Dr. Shah and Keemun
I went to see my cardiologist today. He is a great doctor and last time I went to see him I brought him some tea since I like and appreciate him so much. He is an Indian-American so I thought I would bring him some black tea, and I chose some Keemun, which is one of my favorite teas. Today I asked him how he liked it, and he told me he liked it very much, and said he had never had a flavored tea before. Of course Keemun is not a flavored tea, so I wasn’t sure how to respond.

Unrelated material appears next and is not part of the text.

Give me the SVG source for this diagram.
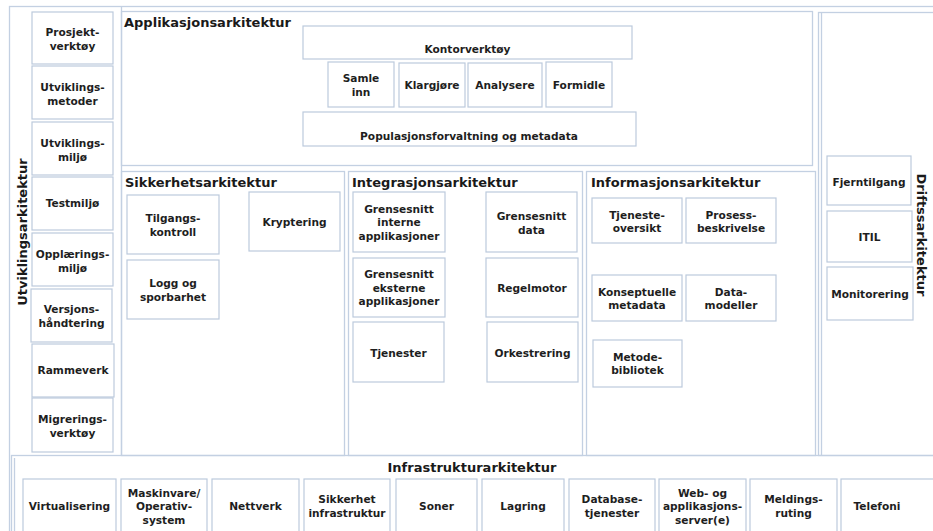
<svg xmlns="http://www.w3.org/2000/svg" width="933" height="531" viewBox="0 0 933 531">
<style>
.c{fill:none;stroke:#c3d0e2;stroke-width:1.3}
.b{fill:#fff;stroke:#bccadd;stroke-width:1.2}
.t{font-family:"DejaVu Sans",Verdana,sans-serif;font-weight:bold;font-size:10.6px;fill:#1e1e1e;text-anchor:middle}
.h{font-family:"DejaVu Sans",Verdana,sans-serif;font-weight:bold;font-size:13px;fill:#1a1a1a}
</style>
<rect width="933" height="531" fill="#fff"/>
<g id="frame">
<rect class="c" x="9.5" y="6.5" width="935" height="540"/>
<line class="c" x1="121.5" y1="6.5" x2="121.5" y2="455.5"/>
</g>
<g id="utviklingsarkitektur">
<text class="h" transform="translate(26.5,232) rotate(-90)" text-anchor="middle">Utviklingsarkitektur</text>
<g id="prosjektverktoy"><rect class="b" x="32" y="12" width="81" height="52"/><text class="t" x="72.5" y="36"><tspan x="72.5">Prosjekt-</tspan><tspan x="72.5" dy="13.5">verktøy</tspan></text></g>
<g id="utviklingsmetoder"><rect class="b" x="32" y="66" width="81" height="53"/><text class="t" x="72.5" y="91"><tspan x="72.5">Utviklings-</tspan><tspan x="72.5" dy="13.5">metoder</tspan></text></g>
<g id="utviklingsmiljo"><rect class="b" x="32" y="122" width="81" height="53"/><text class="t" x="72.5" y="147"><tspan x="72.5">Utviklings-</tspan><tspan x="72.5" dy="13.5">miljø</tspan></text></g>
<g id="testmiljo"><rect class="b" x="32" y="177" width="81" height="53"/><text class="t" x="72.5" y="207">Testmiljø</text></g>
<g id="opplaeringsmiljo"><rect class="b" x="32" y="233" width="81" height="53"/><text class="t" x="72.5" y="258"><tspan x="72.5">Opplærings-</tspan><tspan x="72.5" dy="13.5">miljø</tspan></text></g>
<g id="versjonshandtering"><rect class="b" x="31" y="289" width="81" height="53"/><text class="t" x="71.5" y="313"><tspan x="71.5">Versjons-</tspan><tspan x="71.5" dy="13.5">håndtering</tspan></text></g>
<g id="rammeverk"><rect class="b" x="32" y="344" width="82" height="53"/><text class="t" x="73" y="374">Rammeverk</text></g>
<g id="migreringsverktoy"><rect class="b" x="32" y="398" width="81" height="54"/><text class="t" x="72.5" y="423"><tspan x="72.5">Migrerings-</tspan><tspan x="72.5" dy="13.5">verktøy</tspan></text></g>
</g>
<g id="applikasjonsarkitektur">
<rect class="c" x="121.5" y="11.5" width="691" height="154"/>
<text class="h" x="124" y="27">Applikasjonsarkitektur</text>
<g id="kontorverktoy"><rect class="b" x="303" y="26" width="329" height="33"/><text class="t" x="467.5" y="53">Kontorverktøy</text></g>
<g id="samleinn"><rect class="b" x="328" y="62" width="66" height="45"/><text class="t" x="361" y="82"><tspan x="361">Samle</tspan><tspan x="361" dy="13.5">inn</tspan></text></g>
<g id="klargjore"><rect class="b" x="399" y="63" width="66" height="44"/><text class="t" x="432" y="89">Klargjøre</text></g>
<g id="analysere"><rect class="b" x="468" y="63" width="74" height="44"/><text class="t" x="505" y="89">Analysere</text></g>
<g id="formidle"><rect class="b" x="546" y="62" width="66" height="45"/><text class="t" x="579" y="89">Formidle</text></g>
<g id="populasjonsforvaltning"><rect class="b" x="303" y="112" width="333" height="34"/><text class="t" x="469" y="140">Populasjonsforvaltning og metadata</text></g>
</g>
<g id="sikkerhetsarkitektur">
<rect class="c" x="121.5" y="171.5" width="223" height="284"/>
<text class="h" x="125" y="187">Sikkerhetsarkitektur</text>
<g id="tilgangskontroll"><rect class="b" x="127" y="195" width="92" height="59"/><text class="t" x="173" y="222"><tspan x="173">Tilgangs-</tspan><tspan x="173" dy="13.5">kontroll</tspan></text></g>
<g id="kryptering"><rect class="b" x="249" y="192" width="91" height="59"/><text class="t" x="294.5" y="226">Kryptering</text></g>
<g id="logg"><rect class="b" x="127" y="260" width="92" height="59"/><text class="t" x="173" y="287"><tspan x="173">Logg og</tspan><tspan x="173" dy="13.5">sporbarhet</tspan></text></g>
</g>
<g id="integrasjonsarkitektur">
<rect class="c" x="348.5" y="171.5" width="234" height="284"/>
<text class="h" x="352" y="187">Integrasjonsarkitektur</text>
<g id="grensesnittinterne"><rect class="b" x="353" y="192" width="92" height="60"/><text class="t" x="399" y="212.5"><tspan x="399">Grensesnitt</tspan><tspan x="399" dy="13.5">interne</tspan><tspan x="399" dy="13.5">applikasjoner</tspan></text></g>
<g id="grensesnittdata"><rect class="b" x="486" y="192" width="91" height="60"/><text class="t" x="531.5" y="220"><tspan x="531.5">Grensesnitt</tspan><tspan x="531.5" dy="13.5">data</tspan></text></g>
<g id="grensesnitteksterne"><rect class="b" x="353" y="258" width="92" height="59"/><text class="t" x="399" y="278"><tspan x="399">Grensesnitt</tspan><tspan x="399" dy="13.5">eksterne</tspan><tspan x="399" dy="13.5">applikasjoner</tspan></text></g>
<g id="regelmotor"><rect class="b" x="486" y="258" width="92" height="59"/><text class="t" x="532" y="292">Regelmotor</text></g>
<g id="tjenester"><rect class="b" x="353" y="322" width="91" height="60"/><text class="t" x="398.5" y="356.5">Tjenester</text></g>
<g id="orkestrering"><rect class="b" x="487" y="322" width="91" height="60"/><text class="t" x="532.5" y="356.5">Orkestrering</text></g>
</g>
<g id="informasjonsarkitektur">
<rect class="c" x="586.5" y="171.5" width="229" height="284"/>
<text class="h" x="591" y="187">Informasjonsarkitektur</text>
<g id="tjenesteoversikt"><rect class="b" x="592" y="198" width="90" height="45"/><text class="t" x="637" y="218.5"><tspan x="637">Tjeneste-</tspan><tspan x="637" dy="13.5">oversikt</tspan></text></g>
<g id="prosessbeskrivelse"><rect class="b" x="686" y="198" width="90" height="45"/><text class="t" x="731" y="218.5"><tspan x="731">Prosess-</tspan><tspan x="731" dy="13.5">beskrivelse</tspan></text></g>
<g id="konseptuelle"><rect class="b" x="592" y="275" width="90" height="46"/><text class="t" x="637" y="295.5"><tspan x="637">Konseptuelle</tspan><tspan x="637" dy="13.5">metadata</tspan></text></g>
<g id="datamodeller"><rect class="b" x="686" y="275" width="90" height="46"/><text class="t" x="731" y="295.5"><tspan x="731">Data-</tspan><tspan x="731" dy="13.5">modeller</tspan></text></g>
<g id="metodebibliotek"><rect class="b" x="593" y="340" width="89" height="47"/><text class="t" x="637.5" y="360.5"><tspan x="637.5">Metode-</tspan><tspan x="637.5" dy="13.5">bibliotek</tspan></text></g>
</g>
<g id="driftsarkitektur">
<rect class="c" x="818.5" y="12.5" width="130" height="443"/>
<line class="c" x1="821.5" y1="13" x2="821.5" y2="455.5"/>
<text class="h" transform="translate(917,235) rotate(90)" text-anchor="middle">Driftssarkitektur</text>
<g id="fjerntilgang"><rect class="b" x="827" y="156" width="84" height="49"/><text class="t" x="869" y="186">Fjerntilgang</text></g>
<g id="itil"><rect class="b" x="827" y="211" width="85" height="51"/><text class="t" x="869.5" y="241">ITIL</text></g>
<g id="monitorering"><rect class="b" x="827" y="267" width="86" height="53"/><text class="t" x="870" y="298">Monitorering</text></g>
</g>
<g id="infrastrukturarkitektur">
<rect class="c" x="11.5" y="455.5" width="930" height="90" fill="#fff"/>
<line class="c" x1="14.5" y1="458" x2="14.5" y2="531"/>
<text class="h" x="472" y="472" text-anchor="middle">Infrastrukturarkitektur</text>
<g id="virtualisering"><rect class="b" x="23" y="479" width="93" height="60"/><text class="t" x="69.5" y="510">Virtualisering</text></g>
<g id="maskinvare"><rect class="b" x="121" y="479" width="86" height="60"/><text class="t" x="164" y="496.5"><tspan x="164">Maskinvare/</tspan><tspan x="164" dy="13.5">Operativ-</tspan><tspan x="164" dy="13.5">system</tspan></text></g>
<g id="nettverk"><rect class="b" x="212" y="479" width="87" height="60"/><text class="t" x="255.5" y="510">Nettverk</text></g>
<g id="sikkerhetinfra"><rect class="b" x="304" y="479" width="86" height="60"/><text class="t" x="347" y="503"><tspan x="347">Sikkerhet</tspan><tspan x="347" dy="13.5">infrastruktur</tspan></text></g>
<g id="soner"><rect class="b" x="396" y="479" width="81" height="60"/><text class="t" x="436.5" y="510">Soner</text></g>
<g id="lagring"><rect class="b" x="482" y="479" width="82" height="60"/><text class="t" x="523" y="510">Lagring</text></g>
<g id="databasetjenester"><rect class="b" x="569" y="479" width="86" height="60"/><text class="t" x="612" y="503"><tspan x="612">Database-</tspan><tspan x="612" dy="13.5">tjenester</tspan></text></g>
<g id="webserver"><rect class="b" x="659" y="479" width="87" height="60"/><text class="t" x="702.5" y="496.5"><tspan x="702.5">Web- og</tspan><tspan x="702.5" dy="13.5">applikasjons-</tspan><tspan x="702.5" dy="13.5">server(e)</tspan></text></g>
<g id="meldingsruting"><rect class="b" x="750" y="479" width="87" height="60"/><text class="t" x="793.5" y="503"><tspan x="793.5">Meldings-</tspan><tspan x="793.5" dy="13.5">ruting</tspan></text></g>
<g id="telefoni"><rect class="b" x="841" y="479" width="100" height="60"/><text class="t" x="877" y="510">Telefoni</text></g>
</g>
<g id="connectors"/>
</svg>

I didn’t know how to finish this entry, so I asked Andrew and he didn’t really know what to say either, and suggested that I end with a barrage of rhetorical questions about nothing in particular, like has tea become so flavorless in the mainstream experience that tasting real tea can’t be imagined as tea, and other unclear ramblings that I won’t so into. So we are leaving this post perplexed, and Andrew walking away mumbling to himself.
Austin
Posted: November 13th, 2008 under Friends, Tea & Health.
Comments:
Interestingly enough, one of my professors (a royal pain in the posterior) is Indian and I gave him some Spring Dawn Keemun. Not unpredictably, he told me that he hadn’t enjoyed it because he thought it was “too fancy” for his taste. I suggested that he pass it along to a mutual colleague because she and her Indian husband, also not unpredictably, were blown away by it.
That was a year ago; they’re still waiting.
My younger brother, who loves black tea and has a real taste for Assams, and who has a life long history of being a pain, also says that Keemuns are too ‘fancy’ for him. My eldest son, though, is quite the opposite. As we pack up his emergency tea package and tally the cost, I wish he were more like his uncle Gus.